Too conservative? Looking at three-WR use

The first two questions Jim Harbaugh faced after practice Friday suggested his San Francisco 49ers weren't using three-receiver personnel groupings enough.

San Francisco hasn't exceeded 209 yards in a game through the first two weeks, leading to questions about the need to "open up" the offense or become more aggressive.

With an assist from Hank Gargiulo of ESPN Stats & Information, I've constructed a chart putting the 49ers' personnel use in perspective. It shows the percentage of plays NFC West teams have used three or more wide receivers, by down.

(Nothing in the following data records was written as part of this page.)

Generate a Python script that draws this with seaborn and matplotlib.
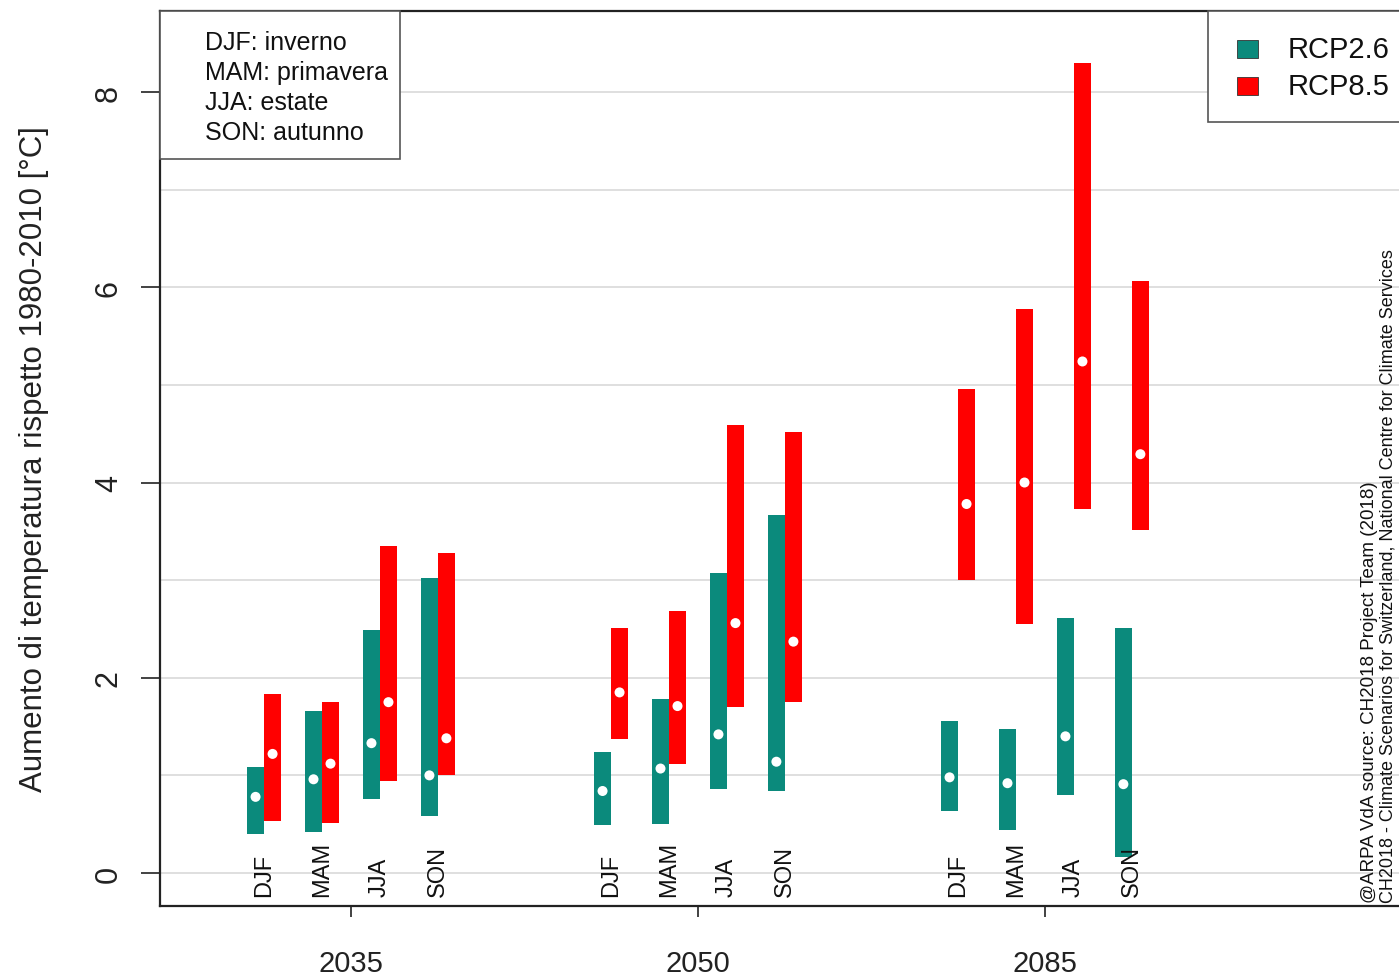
import numpy as np
import pandas as pd
import matplotlib
matplotlib.use("Agg")
import matplotlib.pyplot as plt
from matplotlib.patches import Rectangle
import seaborn as sns

# ---------------- data ----------------
periods = ["2035", "2050", "2085"]
seasons = ["DJF", "MAM", "JJA", "SON"]
scenarios = ["RCP2.6", "RCP8.5"]

# RCP2.6 (low, median, high) per period, season order DJF MAM JJA SON
rcp26_low = [[0.40, 0.42, 0.76, 0.58],
             [0.49, 0.50, 0.86, 0.84],
             [0.64, 0.44, 0.80, 0.16]]
rcp26_med = [[0.78, 0.96, 1.33, 1.00],
             [0.84, 1.07, 1.42, 1.14],
             [0.98, 0.92, 1.40, 0.91]]
rcp26_high = [[1.09, 1.66, 2.49, 3.02],
              [1.24, 1.78, 3.07, 3.67],
              [1.56, 1.48, 2.61, 2.51]]

rcp85_low = [[0.53, 0.51, 0.94, 1.00],
             [1.37, 1.12, 1.70, 1.75],
             [3.00, 2.55, 3.73, 3.51]]
rcp85_med = [[1.22, 1.12, 1.75, 1.38],
             [1.85, 1.71, 2.56, 2.37],
             [3.78, 4.00, 5.24, 4.29]]
rcp85_high = [[1.83, 1.75, 3.35, 3.28],
              [2.51, 2.68, 4.59, 4.52],
              [4.96, 5.78, 8.30, 6.06]]

season_names = ["DJF: inverno", "MAM: primavera", "JJA: estate", "SON: autunno"]
ylabel = "Aumento di temperatura rispetto 1980-2010 [°C]"
credit1 = "@ARPA VdA source: CH2018 Project Team (2018)"
credit2 = "CH2018 - Climate Scenarios for Switzerland, National Centre for Climate Services"

colors = {"RCP2.6": "#0b8a7c", "RCP8.5": "#ff0000"}

rows = []
for pi, p in enumerate(periods):
    for si, s in enumerate(seasons):
        rows.append(dict(period=p, pi=pi, season=s, si=si, scenario="RCP2.6",
                         low=rcp26_low[pi][si], med=rcp26_med[pi][si], high=rcp26_high[pi][si]))
        rows.append(dict(period=p, pi=pi, season=s, si=si, scenario="RCP8.5",
                         low=rcp85_low[pi][si], med=rcp85_med[pi][si], high=rcp85_high[pi][si]))
df = pd.DataFrame(rows)

season_step = 0.167
bar_w = 0.049
df["xc"] = df["pi"] + (df["si"] - 1.5) * season_step
df["x"] = df["xc"] + np.where(df["scenario"] == "RCP2.6", -bar_w / 2, bar_w / 2)

# ---------------- plot ----------------
sns.set_theme(style="white")
plt.rcParams["font.family"] = ["Liberation Sans", "DejaVu Sans"]

W, H = 1399, 979
fig = plt.figure(figsize=(W / 100, H / 100), dpi=100)
ax = fig.add_axes([160 / W, 1 - 907 / H, (1410 - 160) / W, (907 - 12) / H])
ax.set_xlim(-0.5504, 3.052)
ax.set_ylim(-0.338, 8.83)

# gridlines
for v in range(0, 9):
    ax.axhline(v, color="#d6d6d6", lw=1.1, zorder=0)

for sc in scenarios:
    d = df[df["scenario"] == sc]
    ax.bar(d["x"], d["high"] - d["low"], bottom=d["low"], width=bar_w,
           color=colors[sc], edgecolor="none", zorder=2)

sns.scatterplot(data=df, x="x", y="med", color="white", edgecolor="none",
                s=52, ax=ax, zorder=3, legend=False)

# season labels
for _, r in df[df["scenario"] == "RCP2.6"].iterrows():
    ax.text(r["xc"], -0.24, r["season"], rotation=90, ha="center", va="bottom",
            fontsize=17, color="#111111", zorder=4)

ax.set_xticks(range(len(periods)))
ax.set_xticklabels(periods, fontsize=21)
ax.set_yticks([0, 2, 4, 6, 8])
ax.set_yticklabels(["0", "2", "4", "6", "8"], fontsize=22, rotation=90, va="center")
ax.tick_params(axis="y", length=14, width=1.2, pad=12, left=True, colors="#222222")
ax.tick_params(axis="x", length=8, width=1.2, pad=23, bottom=True, colors="#222222")
ax.set_xlabel("")
ax.set_ylabel(ylabel, fontsize=22.5, labelpad=32, color="#222222")

for sp in ["left", "bottom", "top"]:
    ax.spines[sp].set_color("#222222")
    ax.spines[sp].set_linewidth(1.6)
ax.spines["right"].set_visible(False)

# season legend box (upper left)
def fx(px):
    return px / W
def fy(py):
    return 1 - py / H

fig.patches.append(Rectangle((fx(160), fy(160)), fx(400) - fx(160), fy(12) - fy(160),
                             transform=fig.transFigure, facecolor="white",
                             edgecolor="#555555", lw=1.2, zorder=5))
for i, t in enumerate(season_names):
    fig.text(fx(205), fy(43 + 30 * i), t, fontsize=18, va="center", ha="left",
             color="#111111", zorder=6)

# scenario legend box (upper right)
fig.patches.append(Rectangle((fx(1208), fy(123)), fx(1420) - fx(1208), fy(12) - fy(123),
                             transform=fig.transFigure, facecolor="white",
                             edgecolor="#555555", lw=1.2, zorder=5))
for i, sc in enumerate(scenarios):
    yc = 50 + 37 * i
    fig.patches.append(Rectangle((fx(1237), fy(yc + 9)), fx(1258) - fx(1237), fy(yc - 9) - fy(yc + 9),
                                 transform=fig.transFigure, facecolor=colors[sc],
                                 edgecolor="#333333", lw=0.6, zorder=6))
    fig.text(fx(1288), fy(yc), sc, fontsize=21, va="center", ha="left",
             color="#111111", zorder=6)

# credits
fig.text(fx(1369), fy(903), credit1, rotation=90, fontsize=13.5, ha="center", va="bottom",
         color="#111111")
fig.text(fx(1388), fy(903), credit2, rotation=90, fontsize=13, ha="center", va="bottom",
         color="#111111")

fig.savefig("out.png", dpi=100)
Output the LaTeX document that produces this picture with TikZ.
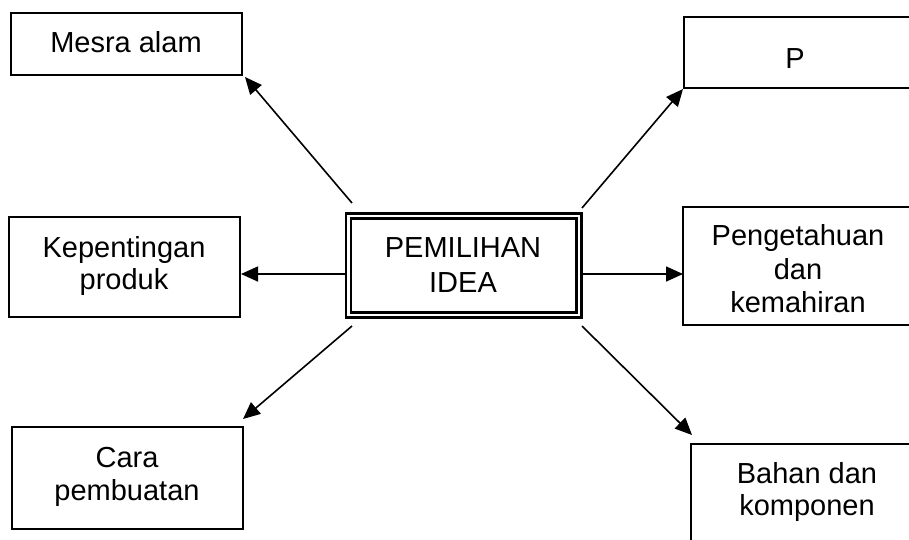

Game situations sometimes dictate to what degree teams use additional wide receivers. Teams playing from behind will use more wide receivers than teams protecting a lead. The 49ers held double-digit fourth-quarter leads in both their first two games. But in looking at the 49ers' percentages for the first three quarters, the differences were minimal.

Every team in the division except Arizona has played without an injured receiver who started or was a primary contributor. The 49ers have sometimes played without two, Braylon Edwards and Michael Crabtree. They also have two tight ends with uncommon speed, allowing them to better approximate three-receiver personnel without three true wide receivers on the field.

Seattle has trailed by nine or more points on 82 of its 111 offensive snaps.